Lines of data:
╭──
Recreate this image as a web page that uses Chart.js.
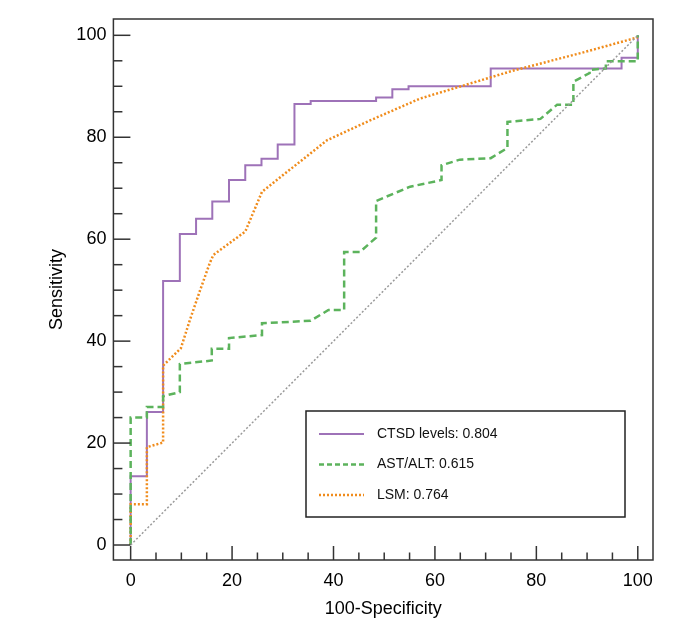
<!DOCTYPE html>
<html>
<head>
<meta charset="utf-8">
<script src="https://cdn.jsdelivr.net/npm/chart.js@4.4.1/dist/chart.umd.min.js"></script>
<style>
  body { margin: 0; background: #fff; }
</style>
</head>
<body>
<canvas id="rocChart" width="693" height="632"></canvas>
<script>
// ROC curves, values (x = 100-Specificity, y = Sensitivity)
const ctsdX = [0, 0, 3.2, 3.2, 6.4, 6.4, 9.7, 9.7, 12.9, 12.9, 16.1, 16.1, 19.4, 19.4, 22.6, 22.6, 25.8, 25.8, 29.0, 29.0, 32.3, 32.3, 35.5, 35.5, 48.4, 48.4, 51.6, 51.6, 54.8, 54.8, 71.0, 71.0, 96.8, 96.8, 100, 100];
const ctsdY = [0, 13.5, 13.5, 26.1, 26.1, 51.8, 51.8, 61.0, 61.0, 64.0, 64.0, 67.4, 67.4, 71.6, 71.6, 74.5, 74.5, 75.8, 75.8, 78.6, 78.6, 86.5, 86.5, 87.1, 87.1, 87.8, 87.8, 89.4, 89.4, 90.0, 90.0, 93.5, 93.5, 95.6, 95.6, 100];

const astX = [0, 0, 3.2, 3.2, 6.4, 6.4, 9.7, 9.7, 16.0, 16.0, 19.4, 19.4, 25.9, 25.9, 35.5, 39.0, 42.1, 42.1, 45.2, 48.4, 48.4, 55.1, 61.3, 61.3, 64.9, 71.0, 74.3, 74.3, 80.8, 84.1, 87.3, 87.3, 90.5, 90.5, 93.7, 93.7, 100, 100];
const astY = [0, 25.0, 25.0, 27.1, 27.1, 29.2, 30.0, 35.5, 36.2, 38.5, 38.5, 40.6, 41.2, 43.5, 44.0, 46.1, 46.1, 57.5, 57.5, 60.3, 67.5, 70.3, 71.6, 74.5, 75.6, 75.9, 77.9, 83.0, 83.6, 86.4, 86.4, 90.9, 92.6, 93.2, 93.5, 94.9, 94.9, 100];

const lsmX = [0, 0, 3.2, 3.2, 6.4, 6.4, 9.9, 11.7, 13.7, 15.6, 16.3, 22.6, 25.9, 38.7, 47.2, 57.1, 75.5, 88.7, 100];
const lsmY = [0, 8.0, 8.0, 19.2, 20.1, 35.2, 38.6, 44.2, 50.0, 55.3, 56.9, 61.5, 69.3, 79.4, 83.3, 87.6, 93.1, 96.5, 99.6];

const refX = [0, 100];
const refY = [0, 100];

const labels = ["CTSD levels: 0.804", "AST/ALT: 0.615", "LSM: 0.764"];
const xTicks = [0, 20, 40, 60, 80, 100];
const yTicks = [0, 20, 40, 60, 80, 100];
const minorStep = 5;

const toPoints = (xs, ys) => xs.map((x, i) => ({ x: x, y: ys[i] }));

// frame + inward tick marks
const frameTicks = {
    id: "frameTicks",
    afterDraw(chart) {
        const { ctx, chartArea: a, scales } = chart;
        ctx.save();
        ctx.strokeStyle = "#333";
        ctx.lineWidth = 1.5;
        ctx.strokeRect(a.left, a.top, a.right - a.left, a.bottom - a.top);
        for (let v = 0; v <= 100; v += minorStep) {
            const major = v % 20 === 0;
            const px = scales.x.getPixelForValue(v);
            ctx.beginPath();
            ctx.moveTo(px, a.bottom);
            ctx.lineTo(px, a.bottom - (major ? 14 : 7.5));
            ctx.stroke();
            const py = scales.y.getPixelForValue(v);
            ctx.beginPath();
            ctx.moveTo(a.left, py);
            ctx.lineTo(a.left + (major ? 17 : 9), py);
            ctx.stroke();
        }
        ctx.restore();
    },
};

// boxed legend in the lower right of the plot, in the order of `labels`
const boxLegend = {
    id: "boxLegend",
    afterDraw(chart) {
        const { ctx, chartArea: a } = chart;
        const w = 319, h = 106;
        const left = a.right - 28 - w;
        const top = a.bottom - 43 - h;
        ctx.save();
        ctx.fillStyle = "#fff";
        ctx.fillRect(left, top, w, h);
        ctx.strokeStyle = "#222";
        ctx.lineWidth = 1.5;
        ctx.strokeRect(left, top, w, h);
        ctx.font = "14px 'Liberation Sans', Arial, sans-serif";
        ctx.textBaseline = "middle";
        labels.forEach((lab, i) => {
            const d = chart.data.datasets.find((ds) => ds.label === lab);
            const y = top + 23 + i * 30.5;
            ctx.strokeStyle = d.borderColor;
            ctx.lineWidth = d.borderWidth;
            ctx.setLineDash(d.legendDash || []);
            ctx.beginPath();
            ctx.moveTo(left + 13, y);
            ctx.lineTo(left + 58, y);
            ctx.stroke();
            ctx.setLineDash([]);
            ctx.fillStyle = "#111";
            ctx.fillText(lab, left + 71, y);
        });
        ctx.restore();
    },
};

const font = { family: "'Liberation Sans', Arial, sans-serif", size: 18 };

const ctx = document.getElementById("rocChart").getContext("2d");
new Chart(ctx, {
    type: "scatter",
    data: {
        datasets: [
            {
                data: toPoints(refX, refY),
                borderColor: "#9a9a9a",
                borderWidth: 1.5,
                borderDash: [2, 2],
            },
            {
                label: labels[1],
                data: toPoints(astX, astY),
                borderColor: "#5cb35c",
                borderWidth: 2.5,
                borderDash: [7, 4],
                legendDash: [5, 3],
            },
            {
                label: labels[2],
                data: toPoints(lsmX, lsmY),
                borderColor: "#f08c1c",
                borderWidth: 2.5,
                borderDash: [2, 2],
                legendDash: [2, 2],
            },
            {
                label: labels[0],
                data: toPoints(ctsdX, ctsdY),
                borderColor: "#9e72b8",
                borderWidth: 2,
            },
        ],
    },
    options: {
        responsive: false,
        animation: false,
        showLine: true,
        elements: { point: { radius: 0 }, line: { tension: 0 } },
        layout: { padding: { left: 0, top: 19, right: 40, bottom: 0 } },
        plugins: { legend: { display: false }, tooltip: { enabled: false } },
        scales: {
            x: {
                type: "linear",
                min: -3.4,
                max: 103,
                afterBuildTicks: (scale) => { scale.ticks = xTicks.map((v) => ({ value: v })); },
                afterFit: (scale) => { scale.height = 72; },
                grid: { display: false, drawTicks: false },
                border: { display: false },
                ticks: { color: "#000", font: font, padding: 10.5, maxRotation: 0 },
                title: { display: true, text: "100-Specificity", color: "#000", font: font, padding: { top: 0, bottom: 12 } },
            },
            y: {
                type: "linear",
                min: -2.94,
                max: 103.2,
                afterBuildTicks: (scale) => { scale.ticks = yTicks.map((v) => ({ value: v })); },
                afterFit: (scale) => { scale.width = 113.4; },
                grid: { display: false, drawTicks: false },
                border: { display: false },
                ticks: { color: "#000", font: font, padding: 7 },
                title: { display: true, text: "Sensitivity", color: "#000", font: font, padding: { top: 46, bottom: 0 } },
            },
        },
    },
    plugins: [frameTicks, boxLegend],
});
</script>
</body>
</html>
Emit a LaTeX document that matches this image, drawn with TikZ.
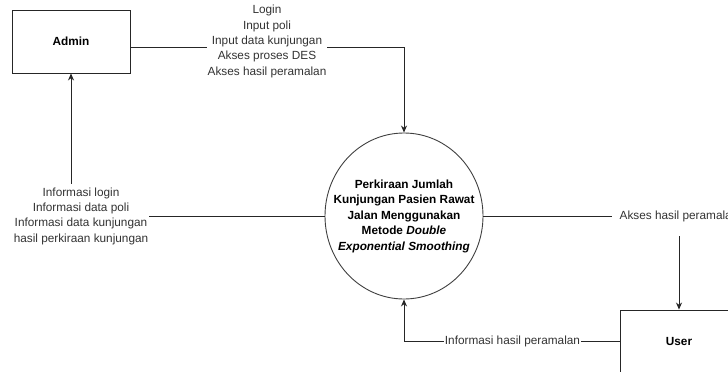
\documentclass[tikz,border=0pt]{standalone}
\usepackage{fontspec}
\setmainfont{Liberation Sans}
\usetikzlibrary{arrows.meta,shapes.geometric}
\tikzset{
  ent/.style={draw=black!85, line width=0.9pt, minimum width=118pt, minimum height=63pt, inner sep=0pt, font=\fontsize{11.8}{13}\selectfont\bfseries},
  proc/.style={draw=black!75, line width=0.9pt, ellipse, minimum width=158pt, minimum height=166pt, inner sep=0pt},
  proctext/.style={align=center, inner sep=0pt, font=\fontsize{11.8}{15.5}\selectfont\bfseries},
  flow/.style={draw=black!85, line width=0.8pt, -{Stealth[length=7pt,width=6pt]}},
  lbl/.style={fill=white, align=center, inner sep=1pt, text=black!80, font=\fontsize{11.8}{15.3}\selectfont}
}
\begin{document}
\begin{tikzpicture}[x=1pt,y=-1pt]
\useasboundingbox (0,0) rectangle (728,372);
\clip (0,0) rectangle (728,372);
\node[ent] (admin) at (71,41.5) {Admin};
\node[ent] (user) at (679,341.5) {User};
\node[proc] (p) at (404,216) {};
\node[proctext] (pt) at (404,216) {Perkiraan Jumlah\\Kunjungan Pasien Rawat\\Jalan Menggunakan\\Metode \textit{Double}\\\textit{Exponential Smoothing}};
\coordinate (a1) at ([yshift=-6pt]admin.east);
\coordinate (c1) at (p.north |- a1);
\coordinate (c2) at (admin.south |- p.west);
\coordinate (c3) at (user.north |- p.east);
\coordinate (c4) at (p.south |- user.west);
\draw[flow] (a1) -- (c1) -- (p.north);
\draw[flow] (p.west) -- (c2) -- (admin.south);
\draw[flow] (p.east) -- (c3) -- (user.north);
\draw[flow] (user.west) -- (c4) -- (p.south);
\node[lbl] (l1) at (267,41.5) {Login\\Input poli\\Input data kunjungan\\Akses proses DES\\Akses hasil peramalan};
\node[lbl, inner ysep=4pt] (l2) at (81,216) {Informasi login\\Informasi data poli\\Informasi data kunjungan\\hasil perkiraan kunjungan};
\node[lbl, inner xsep=8pt, inner ysep=14pt] (l3) at (679,216) {Akses hasil peramalan};
\node[lbl] (l4) at (512.5,341.5) {Informasi hasil peramalan};
\end{tikzpicture}
\end{document}
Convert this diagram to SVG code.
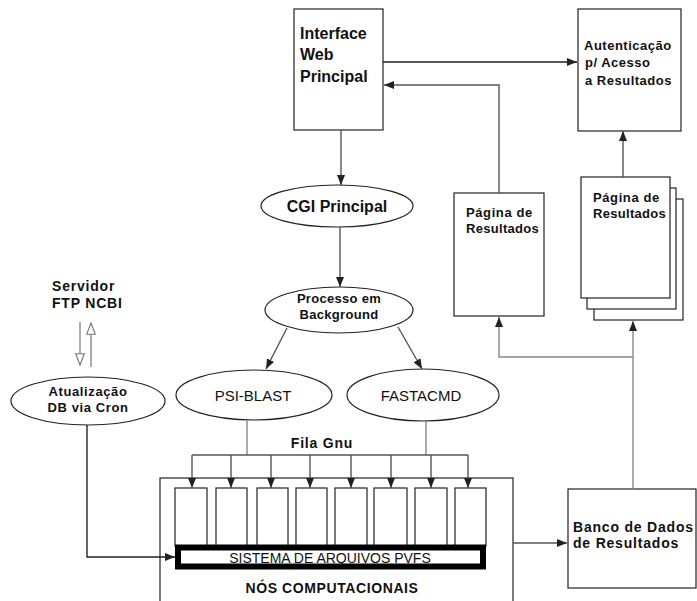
<svg xmlns="http://www.w3.org/2000/svg" width="697" height="601" viewBox="0 0 697 601">
  <style>
    .box { fill: #fff; stroke: #222; stroke-width: 1.2; }
    .ell { fill: #fff; stroke: #222; stroke-width: 1.2; }
    .lbl { font-family: "Liberation Sans", Arial, sans-serif; font-weight: bold; fill: #111; }
    .reg { font-family: "Liberation Sans", Arial, sans-serif; fill: #111; }
    .edge { fill: none; stroke: #555; stroke-width: 1.4; }
    .edge-dark { fill: none; stroke: #222; stroke-width: 1.4; }
    .edge-light { fill: none; stroke: #888; stroke-width: 1.4; }
  </style>
  <defs>
    <marker id="arrow" markerUnits="userSpaceOnUse" markerWidth="10" markerHeight="8" refX="10" refY="4" orient="auto">
      <path d="M0,0 L10,4 L0,8 z" fill="#222"/>
    </marker>
    <marker id="hollow" markerUnits="userSpaceOnUse" markerWidth="13" markerHeight="10" refX="12" refY="5" orient="auto">
      <path d="M0.7,0.7 L12,5 L0.7,9.3 z" fill="#fff" stroke="#777" stroke-width="1.1"/>
    </marker>
  </defs>

  <rect width="697" height="601" fill="#fff"/>

  <g id="interface-web">
    <rect class="box" x="294" y="9" width="89" height="121"/>
    <text class="lbl" font-size="16" x="300" y="39">Interface</text>
    <text class="lbl" font-size="16" x="300" y="60">Web</text>
    <text class="lbl" font-size="16" x="300" y="82">Principal</text>
  </g>

  <g id="autenticacao">
    <rect class="box" x="578" y="9" width="103" height="122"/>
    <text class="lbl" font-size="13" letter-spacing="0.5" x="584" y="50">Autenticação</text>
    <text class="lbl" font-size="13" letter-spacing="0.5" x="585" y="67">p/ Acesso</text>
    <text class="lbl" font-size="13" letter-spacing="0.5" x="585" y="85">a Resultados</text>
  </g>

  <g id="cgi-principal">
    <ellipse class="ell" cx="337" cy="206" rx="76" ry="21"/>
    <text class="lbl" font-size="16" x="337" y="212" text-anchor="middle">CGI Principal</text>
  </g>

  <g id="processo-background">
    <ellipse class="ell" cx="339" cy="310" rx="74" ry="23"/>
    <text class="lbl" font-size="13" letter-spacing="0.3" x="339" y="303" text-anchor="middle">Processo em</text>
    <text class="lbl" font-size="13" letter-spacing="0.3" x="339" y="319" text-anchor="middle">Background</text>
  </g>

  <g id="psi-blast">
    <ellipse class="ell" cx="254" cy="395" rx="78" ry="25"/>
    <text class="reg" font-size="15" x="253" y="401" text-anchor="middle">PSI-BLAST</text>
  </g>

  <g id="fastacmd">
    <ellipse class="ell" cx="423" cy="395" rx="76" ry="26"/>
    <text class="reg" font-size="15" x="421" y="401" text-anchor="middle">FASTACMD</text>
  </g>

  <g id="servidor-ftp">
    <text class="lbl" font-size="14" letter-spacing="0.8" x="52" y="291">Servidor</text>
    <text class="lbl" font-size="14" letter-spacing="0.8" x="52" y="308">FTP NCBI</text>
  </g>

  <g id="atualizacao-db">
    <ellipse class="ell" cx="88" cy="401" rx="77" ry="24"/>
    <text class="lbl" font-size="13" letter-spacing="0.6" x="88" y="396" text-anchor="middle">Atualização</text>
    <text class="lbl" font-size="13" letter-spacing="0.6" x="88" y="412" text-anchor="middle">DB via Cron</text>
  </g>

  <g id="pagina-resultados">
    <rect class="box" x="454" y="193" width="90" height="123"/>
    <text class="lbl" font-size="13" letter-spacing="0.6" x="466" y="217">Página de</text>
    <text class="lbl" font-size="13" letter-spacing="0.3" x="466" y="233">Resultados</text>
  </g>

  <g id="paginas-resultados">
    <rect class="box" x="594" y="199" width="89" height="121"/>
    <rect class="box" x="587" y="188" width="89" height="121"/>
    <rect class="box" x="581" y="177" width="89" height="121"/>
    <text class="lbl" font-size="13" letter-spacing="0.6" x="593" y="202">Página de</text>
    <text class="lbl" font-size="13" letter-spacing="0.3" x="593" y="218">Resultados</text>
  </g>

  <g id="banco-dados">
    <rect class="box" x="568" y="489" width="128" height="99"/>
    <text class="lbl" font-size="14" letter-spacing="0.8" x="573" y="532">Banco de Dados</text>
    <text class="lbl" font-size="14" letter-spacing="0.8" x="573" y="548">de Resultados</text>
  </g>

  <g id="fila-gnu">
    <text class="lbl" font-size="14" letter-spacing="0.8" x="322" y="448" text-anchor="middle">Fila Gnu</text>
  </g>

  <g id="nos-computacionais">
    <rect class="box" x="160" y="478" width="353" height="140"/>
    <rect class="box" x="175" y="488" width="32" height="58"/>
    <rect class="box" x="216" y="488" width="31" height="58"/>
    <rect class="box" x="257" y="488" width="31" height="58"/>
    <rect class="box" x="296" y="488" width="31" height="58"/>
    <rect class="box" x="335" y="488" width="32" height="58"/>
    <rect class="box" x="374" y="488" width="33" height="58"/>
    <rect class="box" x="415" y="488" width="32" height="58"/>
    <rect class="box" x="455" y="488" width="31" height="58"/>
    <text class="lbl" font-size="14" letter-spacing="0.6" x="332" y="593" text-anchor="middle">NÓS COMPUTACIONAIS</text>
  </g>

  <g id="sistema-pvfs">
    <rect x="178" y="547.5" width="305" height="19" fill="#fff" stroke="#000" stroke-width="6"/>
    <text class="reg" font-size="14" x="330" y="562.5" text-anchor="middle">SISTEMA DE ARQUIVOS PVFS</text>
  </g>

  <!-- connectors, drawn last so arrowheads sit on top of the node fills -->
  <g id="connectors">
    <line class="edge-dark" x1="383" y1="62" x2="577" y2="62" marker-end="url(#arrow)"/>
    <path class="edge" d="M499,193 V85 H384" marker-end="url(#arrow)"/>
    <line class="edge" x1="341" y1="130" x2="341" y2="185" marker-end="url(#arrow)"/>
    <line class="edge" x1="340" y1="227" x2="340" y2="287" marker-end="url(#arrow)"/>
    <line class="edge" x1="287" y1="328" x2="266" y2="369" marker-end="url(#arrow)"/>
    <line class="edge" x1="398" y1="327" x2="422" y2="369" marker-end="url(#arrow)"/>
    <line class="edge" x1="623" y1="177" x2="623" y2="131" marker-end="url(#arrow)"/>
    <path class="edge-light" d="M633,489 V321" marker-end="url(#arrow)"/>
    <path class="edge-light" d="M633,357 H499 V317" marker-end="url(#arrow)"/>
    <line class="edge" x1="513" y1="543" x2="567" y2="543" marker-end="url(#arrow)"/>
    <path class="edge-dark" d="M87,425 V557 H175" marker-end="url(#arrow)"/>
    <line class="edge-light" x1="80" y1="322" x2="80" y2="365" marker-end="url(#hollow)"/>
    <line class="edge-light" x1="91" y1="367" x2="91" y2="323" marker-end="url(#hollow)"/>
    <!-- queue fan-out to the compute nodes -->
    <line class="edge-light" x1="247" y1="420" x2="247" y2="455"/>
    <line class="edge-light" x1="426" y1="421" x2="426" y2="455"/>
    <line class="edge" x1="192" y1="455" x2="468" y2="455"/>
    <line class="edge" x1="192" y1="455" x2="192" y2="488" marker-end="url(#arrow)"/>
    <line class="edge" x1="231" y1="455" x2="231" y2="488" marker-end="url(#arrow)"/>
    <line class="edge" x1="271" y1="455" x2="271" y2="488" marker-end="url(#arrow)"/>
    <line class="edge" x1="310" y1="455" x2="310" y2="488" marker-end="url(#arrow)"/>
    <line class="edge" x1="351" y1="455" x2="351" y2="488" marker-end="url(#arrow)"/>
    <line class="edge" x1="391" y1="455" x2="391" y2="488" marker-end="url(#arrow)"/>
    <line class="edge" x1="431" y1="455" x2="431" y2="488" marker-end="url(#arrow)"/>
    <line class="edge" x1="468" y1="455" x2="468" y2="488" marker-end="url(#arrow)"/>
  </g>
</svg>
╰──
DIRECTION: Pull out each line holding the string "drawn".

RESULT OF THE TASK:
Emit a LaTeX document that matches this image, drawn with TikZ.
  <!-- connectors, drawn last so arrowheads sit on top of the node fills -->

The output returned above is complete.